How to not take it personally.

So, my fine feathered friends, today we're going to contemplate something that can be a very touchy subject: taking criticism personally. Now I understand that writing is a deeply personal pursuit. Writers tend to pour their hearts out, and in so doing, sometimes have a hard time when the suggestion to cut or move or change something altogether is offered. What I call the "it's my baby!" syndrome is a tough one to let go of, but you can and should learn how to deal with this effectively.

You absolutely must understand that the suggestion(s) that are meted out are for the benefit of the work, they're not meant as a personal attack on you. When someone that is not you reads your story, they will have opinions - it is the nature of being human. Venturing suggestions for improvements is (almost) always in the spirit of creating a better end product. The people that you trust enough to ask for their thoughts are usually the ones that have your best interests at heart, right? That means that you're going to have to disassociate at least a fraction to prepare yourself for critical feedback.

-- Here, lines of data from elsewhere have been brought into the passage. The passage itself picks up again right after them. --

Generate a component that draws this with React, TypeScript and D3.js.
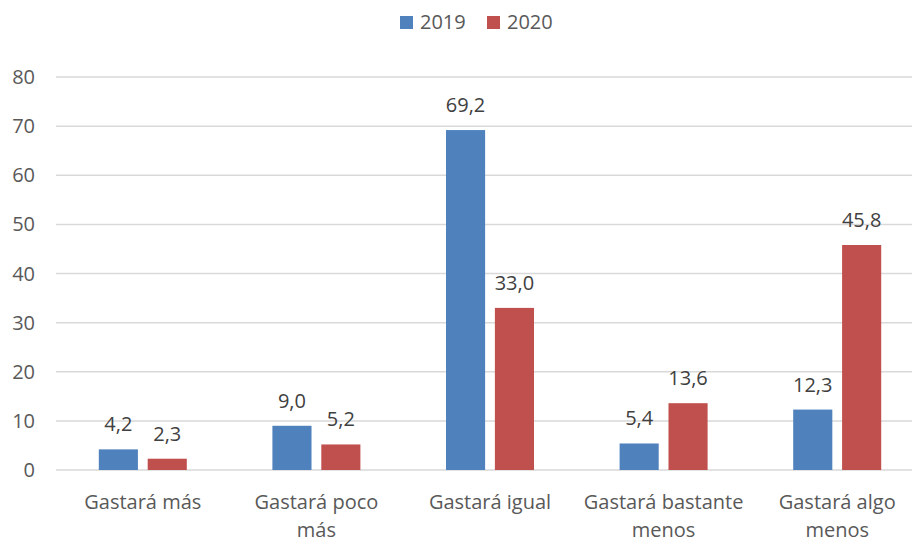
import React, { useEffect, useRef } from 'react';
import * as d3 from 'd3';

const categories = ['Gastará más', 'Gastará poco más', 'Gastará igual', 'Gastará bastante menos', 'Gastará algo menos'];
const categoryLines = [['Gastará más'], ['Gastará poco', 'más'], ['Gastará igual'], ['Gastará bastante', 'menos'], ['Gastará algo', 'menos']];
const series = ['2019', '2020'];
const values2019 = [4.2, 9.0, 69.2, 5.4, 12.3];
const values2020 = [2.3, 5.2, 33.0, 13.6, 45.8];
const yTicks = [0, 10, 20, 30, 40, 50, 60, 70, 80];
const colors = ['#4f81bd', '#c0504d'];

const FONT = '"Open Sans", sans-serif';
const TEXT = '#595959';
const FS = 20;

const App: React.FC = () => {
  const svgRef = useRef<SVGSVGElement>(null);

  useEffect(() => {
    if (!svgRef.current) return;
    const svg = d3.select(svgRef.current);
    svg.selectAll('*').remove();

    const x = d3.scaleBand<string>().domain(categories).range([56, 924]);
    const xs = d3.scaleBand<string>().domain(series).range([-44, 44]).paddingInner(0.2);
    const y = d3.scaleLinear().domain([0, 80]).range([470, 77]);

    // grid lines
    svg.append('g')
      .selectAll('line')
      .data(yTicks)
      .join('line')
      .attr('x1', 56)
      .attr('x2', 912)
      .attr('y1', d => y(d))
      .attr('y2', d => y(d))
      .attr('stroke', '#d9d9d9')
      .attr('stroke-width', 1.5);

    // y tick labels
    svg.append('g')
      .selectAll('text')
      .data(yTicks)
      .join('text')
      .attr('x', 35)
      .attr('y', d => y(d))
      .attr('dy', '0.35em')
      .attr('text-anchor', 'end')
      .attr('font-family', FONT)
      .attr('font-size', FS)
      .attr('fill', TEXT)
      .text(d => d);

    const data = [values2019, values2020];
    series.forEach((s, si) => {
      const g = svg.append('g');
      g.selectAll('rect')
        .data(data[si])
        .join('rect')
        .attr('x', (d, i) => x(categories[i])! + x.bandwidth() / 2 + xs(s)!)
        .attr('width', xs.bandwidth())
        .attr('y', d => y(d))
        .attr('height', d => y(0) - y(d))
        .attr('fill', colors[si]);

      g.selectAll('text')
        .data(data[si])
        .join('text')
        .attr('x', (d, i) => x(categories[i])! + x.bandwidth() / 2 + xs(s)! + xs.bandwidth() / 2)
        .attr('y', d => y(d) - 18)
        .attr('text-anchor', 'middle')
        .attr('font-family', FONT)
        .attr('font-size', FS)
        .attr('fill', '#404040')
        .text(d => d3.format('.1f')(d).replace('.', ','));
    });

    // x labels
    const xl = svg.append('g')
      .selectAll('text')
      .data(categories)
      .join('text')
      .attr('x', d => x(d)! + x.bandwidth() / 2)
      .attr('y', 509)
      .attr('text-anchor', 'middle')
      .attr('font-family', FONT)
      .attr('font-size', FS)
      .attr('fill', TEXT);
    xl.selectAll('tspan')
      .data((d, i) => categoryLines[i].map(l => ({ l, c: d })))
      .join('tspan')
      .attr('x', d => x(d.c)! + x.bandwidth() / 2)
      .attr('dy', (d, i) => (i === 0 ? 0 : 28))
      .text(d => d.l);

    // legend
    const legend = svg.append('g');
    const legendX = [400, 487];
    series.forEach((s, i) => {
      legend.append('rect')
        .attr('x', legendX[i])
        .attr('y', 16)
        .attr('width', 13)
        .attr('height', 13)
        .attr('fill', colors[i]);
      legend.append('text')
        .attr('x', legendX[i] + 20)
        .attr('y', 22)
        .attr('dy', '0.35em')
        .attr('font-family', FONT)
        .attr('font-size', FS)
        .attr('fill', TEXT)
        .text(s);
    });
  }, []);

  return (
    <div style={{ position: 'absolute', left: 0, top: 0, width: 912, height: 540, background: '#fff' }}>
      <svg ref={svgRef} width={912} height={540} style={{ display: 'block' }} />
    </div>
  );
};

export default App;
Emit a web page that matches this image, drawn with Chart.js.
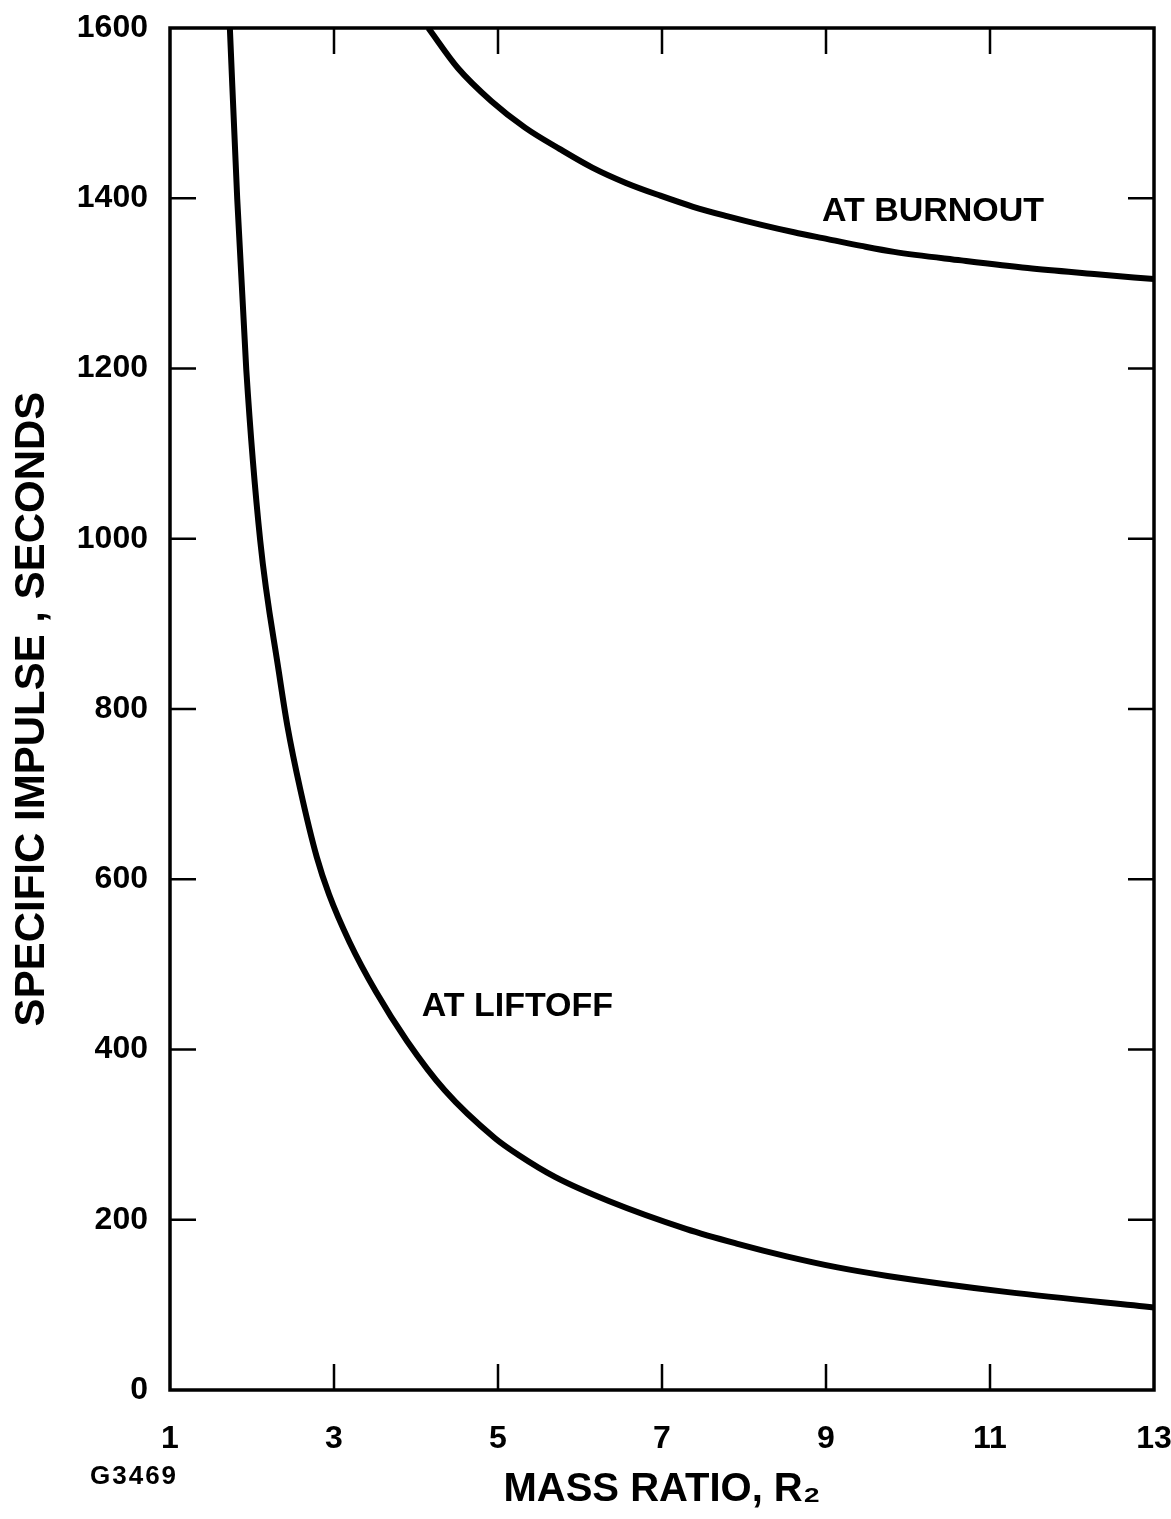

Take a moment to read the entirety of the critique before you jump to defensiveness. This one step alone can save you untold agony. Read it twice to make sure that you understand what the reader is saying, for all that. If there are a great deal of changes suggested, take some time to imagine the story with the changes that have been offered up - would you have written it that way, had you thought of it at the time? Would the changes make your story something other than you'd envisioned? Do you feel like the reader just "didn't get it"? If that is the case, then you must seriously consider that other readers will have the same experience and you may need to revise it anyways.

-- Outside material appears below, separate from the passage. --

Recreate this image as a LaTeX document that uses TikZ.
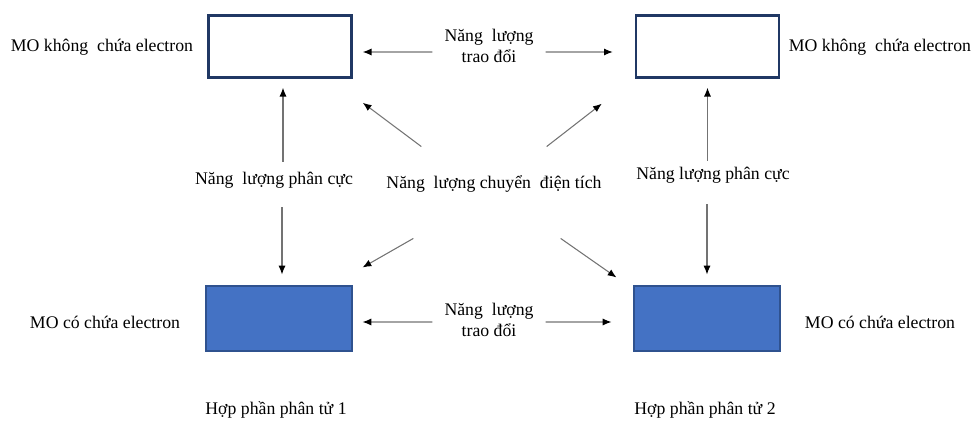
\documentclass[tikz,border=0pt]{standalone}
\usepackage{fontspec}
\setmainfont{Liberation Serif}
\usetikzlibrary{arrows.meta}

\definecolor{navy}{HTML}{203864}
\definecolor{moblue}{HTML}{4472C4}
\definecolor{moedge}{HTML}{2F528F}

\begin{document}
\begin{tikzpicture}[font=\fontsize{10.1}{12.4}\selectfont,x=0.02cm,y=-0.02cm]
    \tikzset{
        empty/.style={
            draw=navy,
            line width=1.4pt,
            minimum width=2.86cm,
            minimum height=1.24cm
        },
        filled/.style={
            draw=moedge,
            fill=moblue,
            line width=0.6pt,
            minimum width=2.92cm,
            minimum height=1.30cm
        },
        link/.style={-{Latex[black,length=5pt,width=4pt]},draw=black!55,line width=0.6pt},
        label/.style={align=center,inner sep=1pt}
    }
    \useasboundingbox (0,0) rectangle (976,421);

    \node[empty] (tl) at (280,46.5) {};
    \node[empty] (tr) at (707.5,46.5) {};
    \node[filled] (bl) at (279,318.5) {};
    \node[filled] (br) at (707,318.5) {};

    \node[label] (motl) at (102,47) {MO không\ \ chứa electron};
    \node[label] (motr) at (880,47) {MO không\ \ chứa electron};
    \node[label] (mobl) at (105,322) {MO có chứa electron};
    \node[label] (mobr) at (880,322) {MO có chứa electron};

    \node[label] (tdt) at (489,46) {Năng\ \ lượng\\trao đổi};
    \node[label] (tdb) at (489,320) {Năng\ \ lượng\\trao đổi};
    \node[label] (pcl) at (274,180) {Năng\ \ lượng phân cực};
    \node[label] (pcr) at (713,175) {Năng lượng phân cực};
    \node[label] (ct) at (494,184) {Năng\ \ lượng chuyển\ \ điện tích};

    \node[label] (hp1) at (276,410) {Hợp phần phân tử 1};
    \node[label] (hp2) at (705,410) {Hợp phần phân tử 2};

    % trao doi
    \draw[link] ([shift={(-10,6)}]tdt.west) -- ([shift={(10,5.5)}]tl.east);
    \draw[link] ([shift={(10,6)}]tdt.east) -- ([shift={(-22,5.5)}]tr.west);
    \draw[link] ([shift={(-10,2)}]tdb.west) -- ([shift={(10,3.5)}]bl.east);
    \draw[link] ([shift={(10,2)}]tdb.east) -- ([shift={(-22,3.5)}]br.west);

    % phan cuc
    \draw[link] ([shift={(3,-8)}]pcl.north -| tl.south) -- ([shift={(3,9)}]tl.south);
    \draw[link] ([shift={(3,17)}]pcl.south -| bl.north) -- ([shift={(3,-11)}]bl.north);
    \draw[link] ([shift={(0,-4)}]pcr.north -| tr.south) -- ([shift={(0,9)}]tr.south);
    \draw[link] ([shift={(0,19)}]pcr.south -| br.north) -- ([shift={(0,-11)}]br.north);

    % chuyen dien tich
    \draw[link] ([shift={(37,-27)}]ct.north west) -- ([shift={(10,24)}]tl.south east);
    \draw[link] ([shift={(-57,-27)}]ct.north east) -- ([shift={(-33,25)}]tr.south west);
    \draw[link] ([shift={(29,44)}]ct.south west) -- ([shift={(10,-18)}]bl.north east);
    \draw[link] ([shift={(-43,44)}]ct.south east) -- ([shift={(-17,-8)}]br.north west);
\end{tikzpicture}
\end{document}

People will always view something from different angles. When you're asking for help, you don't turn an offer down just because it wasn't phrased as you would have, right? This applies to feedback about your book, too! When you approach it from the defensive, you will not be able to absorb and understand how to best utilize it. If someone asks an honest question, ruminate on it for a bit before you answer. The best cure for defensiveness is to think before you speak.

Also remember that you do not need to incorporate any of the changes suggested by your editor/feedback-giver/writer's circle/mom. It's your work and your vision should be realized. I should add, though, that spelling and grammar changes are probably best left modified - you'd be surprised at how many authors don't use the correct to/too/two or they're/their/there. Or maybe you wouldn't. Suffice it to say that when you're asking someone for their thoughts, it is always up to you to utilize that feedback or not. You have the power!

Your readers will always have opinions. They may vary wildly from your own. Be open to the different points of view you may be exposed to, it is only in the best interest of your work. Your friends, family, and editors really do want to see you succeed. Believe that!

1 comment:

  1. Super timely, what with all the edits Peter and I are trying to coordinate, and to do ourselves, as well.